Pumpkin Pie with Ice Cream
12” pie crust
15 oz. pumpkin puree
1/2 c. evaporated milk
3/4 c. brown sugar
1/4 c. organic granulated sugar
1 tsp. cinnamon
1/2 tsp. ginger
1/4 tsp. cloves
1/2 tsp. salt
3 organic eggs
nutmeg to garnish
Preheats ovens to 425 degrees F. Form pie crust into a 9-inch pie dish, pressing it into the edges. Crimp edges as desired. Use a fork to poke bottom of crust several times.
Mix sugars and spices in a small bowl and set aside. Beat eggs together in a large bowl, then add sugar mixture and pumpkin. Stir in evaporated milk and continue to stir until well combined and slightly fluffy.

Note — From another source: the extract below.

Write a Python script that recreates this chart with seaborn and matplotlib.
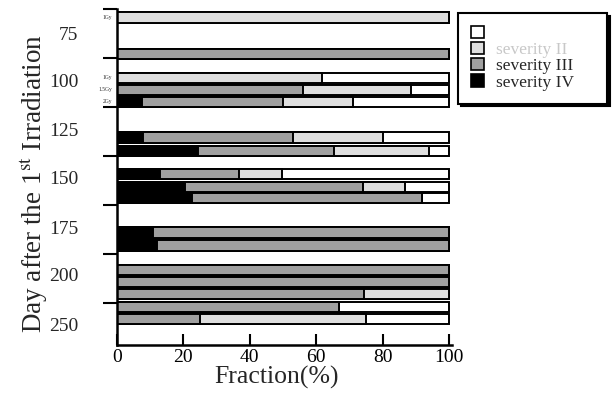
import numpy as np
import matplotlib
matplotlib.use("Agg")
import matplotlib.pyplot as plt
from matplotlib.patches import Patch
import seaborn as sns

# ---------------- data ----------------
day_labels = ["75", "100", "125", "150", "175", "200", "250"]
dose_labels = ["1Gy", "", "1Gy", "1.5Gy", "2Gy", "", "", "", "", "", "", "", "", "", "", "", ""]
# segment widths (%) for each bar, top to bottom
sev4 = [0, 0, 0, 0, 7.5, 7.8, 24.4, 13.0, 20.5, 22.6, 10.8, 12.0, 0, 0, 0, 0, 0]
sev3 = [0, 100, 0, 56.0, 42.5, 45.2, 41.0, 23.7, 53.5, 69.4, 89.2, 88.0, 100, 100, 74.5, 67.0, 25.0]
sev2 = [100, 0, 61.7, 32.6, 21.0, 27.0, 28.6, 13.0, 12.7, 0, 0, 0, 0, 0, 25.5, 0, 50.0]
sev1 = [0, 0, 38.3, 11.4, 29.0, 20.0, 6.0, 50.3, 13.3, 8.0, 0, 0, 0, 0, 0, 33.0, 25.0]
legend_labels = ["", "severity II", "severity III", "severity IV"]

# ---------------- layout (row positions in band units) ----------------
bar_pos = [0.173, 0.918, 1.408, 1.653, 1.898, 2.622, 2.898, 3.367, 3.633, 3.857,
           4.561, 4.827, 5.327, 5.571, 5.816, 6.082, 6.327]
label_pos = [0.49, 1.45, 2.47, 3.45, 4.47, 5.43, 6.45]
band_edges = [0, 1, 2, 3, 4, 5, 6]
bar_h = 0.215

c_I, c_II, c_III, c_IV = "#ffffff", "#dedede", "#a0a0a0", "#000000"

sns.set_theme(style="ticks")
plt.rcParams["font.family"] = ["Liberation Serif", "DejaVu Serif"]
plt.rcParams["mathtext.fontset"] = "stix"

fig = plt.figure(figsize=(6.15, 4.07), dpi=100)
ax = fig.add_axes([117 / 615, 1 - 345 / 407, 335.3 / 615, 336 / 407])

s4 = np.array(sev4); s3 = np.array(sev3); s2 = np.array(sev2); s1 = np.array(sev1)
layers = [(s4 + s3 + s2 + s1, c_I), (s4 + s3 + s2, c_II), (s4 + s3, c_III), (s4, c_IV)]
pos = np.array(bar_pos)
wfac = bar_h / np.min(np.diff(np.sort(pos)))
for cum, col in layers:
    sns.barplot(x=cum, y=pos, orient="y", native_scale=True, color=col,
                saturation=1, edgecolor="black", linewidth=1.4,
                errorbar=None, width=wfac, ax=ax)

ax.set_xlim(0, 101)
ax.set_ylim(6.86, 0)

ax.set_xticks([0, 20, 40, 60, 80, 100])
ax.set_xticklabels(["0", "20", "40", "60", "80", "100"], fontsize=14)
ax.tick_params(axis="x", direction="in", length=8, width=1.5, pad=3, colors="black")

ax.set_yticks(label_pos)
ax.set_yticklabels(day_labels, fontsize=14)
ax.tick_params(axis="y", which="major", length=0, pad=28)
ax.set_yticks(band_edges, minor=True)
ax.tick_params(axis="y", which="minor", direction="out", length=10, width=1.5, color="black")

for side in ["top", "right"]:
    ax.spines[side].set_visible(False)
for side in ["left", "bottom"]:
    ax.spines[side].set_linewidth(1.8)
    ax.spines[side].set_color("black")

for y, t in zip(bar_pos, dose_labels):
    if t:
        ax.text(-1.5, y, t, fontsize=4, ha="right", va="center")

ax.set_xlabel("Fraction(%)", fontsize=18.5, labelpad=4)
ax.set_ylabel("Day after the 1$^{\\rm st}$ Irradiation", fontsize=19.5)
ax.yaxis.set_label_coords(-0.2, 0.482)
ax.xaxis.set_label_coords(0.476, -0.062)
ax.xaxis.label.set_va("top")

handles = [Patch(facecolor=c, edgecolor="black", linewidth=1.2) for c in (c_I, c_II, c_III, c_IV)]
leg = fig.legend(handles, legend_labels, loc="upper left",
                 bbox_to_anchor=(458 / 615, (407 - 100) / 407, 149 / 615, 87 / 407),
                 mode="expand", fontsize=12.5,
                 frameon=True, fancybox=False, handlelength=0.75, handleheight=0.7,
                 labelspacing=0.0, borderpad=0.75, handletextpad=0.7,
                 borderaxespad=0,
                 shadow={"color": "black", "alpha": 1})
leg.get_frame().set_edgecolor("black")
leg.get_frame().set_linewidth(1.5)
leg.get_texts()[1].set_color("#c8c8c8")

fig.savefig("out.png", dpi=100)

Pour pumpkin filling into pie shell and bake for 10 minutes. After 10 minutes, reduce temperature to 350 degrees F and bake 30 to 40 minutes or until filling is set.
Remove from oven and set on wire rack to cool to room temperature (approximately 2 hours).
Serve with a scoop of Alden’s Organic Vanilla Bean and a sprinkle of nutmeg, or transfer to a refrigerator until ready to serve.